The Alabama special Senate election has been a wild ride, to say the least.  After candidate Judge Roy Moore was accused of inappropriate sexual behavior and relationships with teenagers while he was 30, the outlook for his success has been grim, but thanks to a recent poll, Moore may be gaining ground again, reports The Weekly Standard.

“‘The Republican leads in three polls taken after Thanksgiving. Both Change Researchand JMC Analytics show a five-point lead for Moore, and Emerson College has him ahead by six. The RealClearPoltics average, which showed a Jones lead days ago, now has Moore up by two points,’ reports the Weekly Standard.”
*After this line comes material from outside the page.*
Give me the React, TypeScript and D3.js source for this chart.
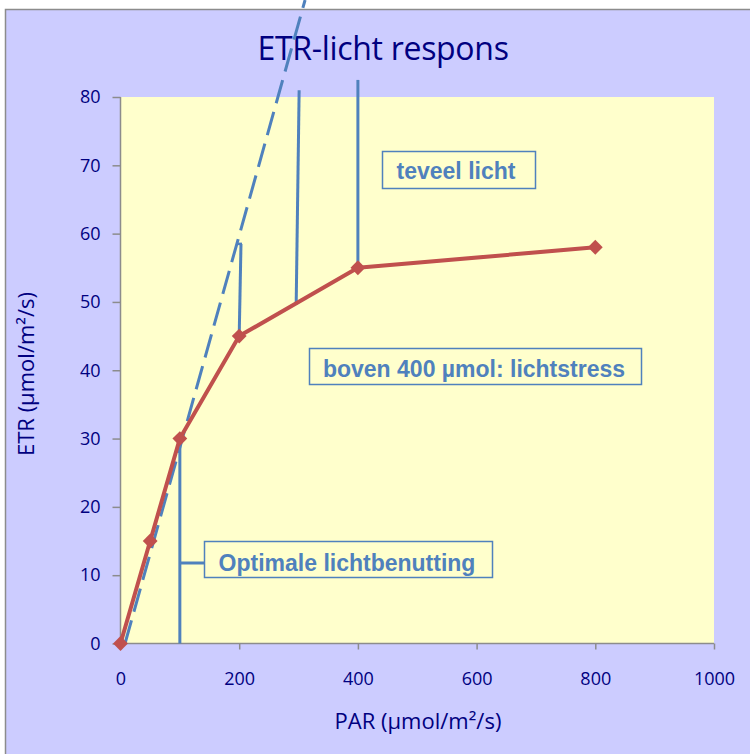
import * as React from 'react';
import * as d3 from 'd3';

// measured series (PAR in µmol/m2/s, ETR in µmol/m2/s)
const parValues = [0, 50, 100, 200, 400, 800];
const etrValues = [0, 15, 30, 45, 55, 58];

const xTicks = [0, 200, 400, 600, 800, 1000];
const yTicks = [0, 10, 20, 30, 40, 50, 60, 70, 80];

// initial slope (dashed) and the vertical markers, in data units
const slopePar = [7.6, 311];
const slopeEtr = [0, 94.2];
const markerParBottom = [100, 200, 296, 400];
const markerParTop = [100, 203, 301, 400];
const markerEtrBottom = [0, 45, 49.6, 55];
const markerEtrTop = [30, 58.5, 81, 82.5];

const labels = ['Optimale lichtbenutting', 'boven 400 µmol: lichtstress', 'teveel licht'];

const W = 750, H = 754;
const M = { left: 120.5, right: 714, top: 97, bottom: 643.5 };
const NAVY = '#000080';
const BLUE = '#4f81bd';
const RED = '#c0504d';
const FONT = '"Open Sans", Lato, sans-serif';

export default function App() {
    const ref = React.useRef<SVGSVGElement>(null);

    React.useEffect(() => {
        const svg = d3.select(ref.current);
        svg.selectAll('*').remove();

        const x = d3.scaleLinear().domain([0, 1000]).range([M.left, M.right]);
        const y = d3.scaleLinear().domain([0, 80]).range([M.bottom, M.top]);

        svg.append('rect').attr('x', 0).attr('y', 0).attr('width', W).attr('height', H).attr('fill', '#fff');
        svg.append('rect')
            .attr('x', 5.5).attr('y', 9.5).attr('width', 900).attr('height', 900)
            .attr('fill', '#ccccff').attr('stroke', '#8c8c8c').attr('stroke-width', 1.5);

        svg.append('rect')
            .attr('x', M.left).attr('y', M.top)
            .attr('width', M.right - M.left).attr('height', M.bottom - M.top)
            .attr('fill', '#ffffcc');

        // title
        svg.append('text')
            .attr('x', 383).attr('y', 60)
            .attr('text-anchor', 'middle')
            .attr('font-family', FONT)
            .attr('font-size', 32)
            .attr('letter-spacing', -0.3)
            .attr('fill', NAVY)
            .text('ETR-licht respons');

        // axes
        const xAxis = d3.axisBottom(x).tickValues(xTicks).tickFormat(d3.format('d')).tickSize(6).tickPadding(23);
        const yAxis = d3.axisLeft(y).tickValues(yTicks).tickSize(8).tickPadding(12);

        const gx = svg.append('g').attr('transform', 'translate(0,' + M.bottom + ')').call(xAxis);
        const gy = svg.append('g').attr('transform', 'translate(' + M.left + ',0)').call(yAxis);
        [gx, gy].forEach((g) => {
            g.select('.domain').attr('stroke', '#8c8c8c').attr('stroke-width', 1.5);
            g.selectAll('.tick line').attr('stroke', '#8c8c8c').attr('stroke-width', 1.5);
            g.selectAll('.tick text')
                .attr('font-family', FONT)
                .attr('font-size', 18)
                .attr('fill', NAVY);
        });
        gx.select('.domain').attr('d', 'M' + M.left + ',0H' + M.right);
        gy.select('.domain').attr('d', 'M0,' + M.bottom + 'V' + M.top);

        // axis titles
        svg.append('text')
            .attr('x', 418).attr('y', 729)
            .attr('text-anchor', 'middle')
            .attr('font-family', FONT)
            .attr('font-size', 22)
            .attr('fill', NAVY)
            .text('PAR (µmol/m²/s)');
        svg.append('text')
            .attr('transform', 'translate(34,374) rotate(-90)')
            .attr('text-anchor', 'middle')
            .attr('font-family', FONT)
            .attr('font-size', 22)
            .attr('fill', NAVY)
            .text('ETR (µmol/m²/s)');

        // dashed initial slope
        const slope = d3.line<number>().x((d) => x(slopePar[d])).y((d) => y(slopeEtr[d]));
        svg.append('path')
            .attr('d', slope([0, 1]))
            .attr('fill', 'none')
            .attr('stroke', BLUE)
            .attr('stroke-width', 3)
            .attr('stroke-dasharray', '24,9');

        // vertical marker lines
        markerParBottom.forEach((p, i) => {
            svg.append('line')
                .attr('x1', x(p)).attr('y1', y(markerEtrBottom[i]))
                .attr('x2', x(markerParTop[i])).attr('y2', y(markerEtrTop[i]))
                .attr('stroke', BLUE).attr('stroke-width', 3);
        });
        // little hook at top of the 200 marker
        svg.append('line')
            .attr('x1', x(markerParTop[1]) - 4).attr('y1', y(markerEtrTop[1]))
            .attr('x2', x(markerParTop[1]) + 1).attr('y2', y(markerEtrTop[1]))
            .attr('stroke', BLUE).attr('stroke-width', 2.5);

        // connector to the first label box
        svg.append('line')
            .attr('x1', x(markerParBottom[0])).attr('y1', 563)
            .attr('x2', 204).attr('y2', 563)
            .attr('stroke', BLUE).attr('stroke-width', 3);

        // series
        const idx = d3.range(parValues.length);
        const line = d3.line<number>().x((i) => x(parValues[i])).y((i) => y(etrValues[i]));
        svg.append('path')
            .attr('d', line(idx))
            .attr('fill', 'none')
            .attr('stroke', RED)
            .attr('stroke-width', 4)
            .attr('stroke-linejoin', 'round');

        const diamond = d3.symbol().type(d3.symbolSquare).size(110);
        svg.selectAll('.pt').data(idx).enter().append('path')
            .attr('class', 'pt')
            .attr('d', diamond())
            .attr('transform', (i) => 'translate(' + x(parValues[i]) + ',' + y(etrValues[i]) + ') rotate(45)')
            .attr('fill', RED);

        // label boxes
        const boxes = [
            { x: 204, y: 541, w: 288, h: 36, tx: 347, ty: 571 },
            { x: 309, y: 348, w: 332, h: 36, tx: 474, ty: 377 },
            { x: 382, y: 151, w: 153, h: 37, tx: 456, ty: 179 },
        ];
        boxes.forEach((b, i) => {
            svg.append('rect')
                .attr('x', b.x + 0.5).attr('y', b.y + 0.5).attr('width', b.w).attr('height', b.h)
                .attr('fill', '#ffffcc').attr('stroke', BLUE).attr('stroke-width', 1.5);
            svg.append('text')
                .attr('x', b.tx).attr('y', b.ty)
                .attr('text-anchor', 'middle')
                .attr('font-family', '"Liberation Sans", Arial, sans-serif')
                .attr('font-weight', 'bold')
                .attr('font-size', 23)
                .attr('fill', BLUE)
                .text(labels[i]);
        });
    }, []);

    return (
        <svg ref={ref} width={W} height={H} style={{ display: 'block', position: 'absolute', left: 0, top: 0 }}></svg>
    );
}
While these three polls agree on where public opinion is, they disagree on some of the key dynamics in the race.

The JMC poll and the Change Research survey both present an improvement for Moore (JMC previously had Jones up by four and Change Research had Jones up by three) but the Emerson result represents a decline for Moore (they had him up by 10 after the Washington Post story broke).

Overall though, these polls are bad signs for Jones but good for Moore.

Moore’s ability to gain back some of the voters he lost when the Washington Post article broke is a testament to his likability and his support in Alabama.  Alabama is also deeply a Republican state, so any move toward even slightly more normal voting patterns represents a problem for Jones.

It’s also important to keep in mind that these polls are just a snapshot of a moment in time.  There is still time for Moore to advance in the polls, and the opposite could be said as well.  But only time will tell for sure, and polls can only give us a guess at the time.

But maybe most importantly, polls in this race rely on different projections about the shape of the electorate in this special election.  So different pollsters will make different projections about the contours of the electorate, and we won’t know which one is right until the votes are counted in December.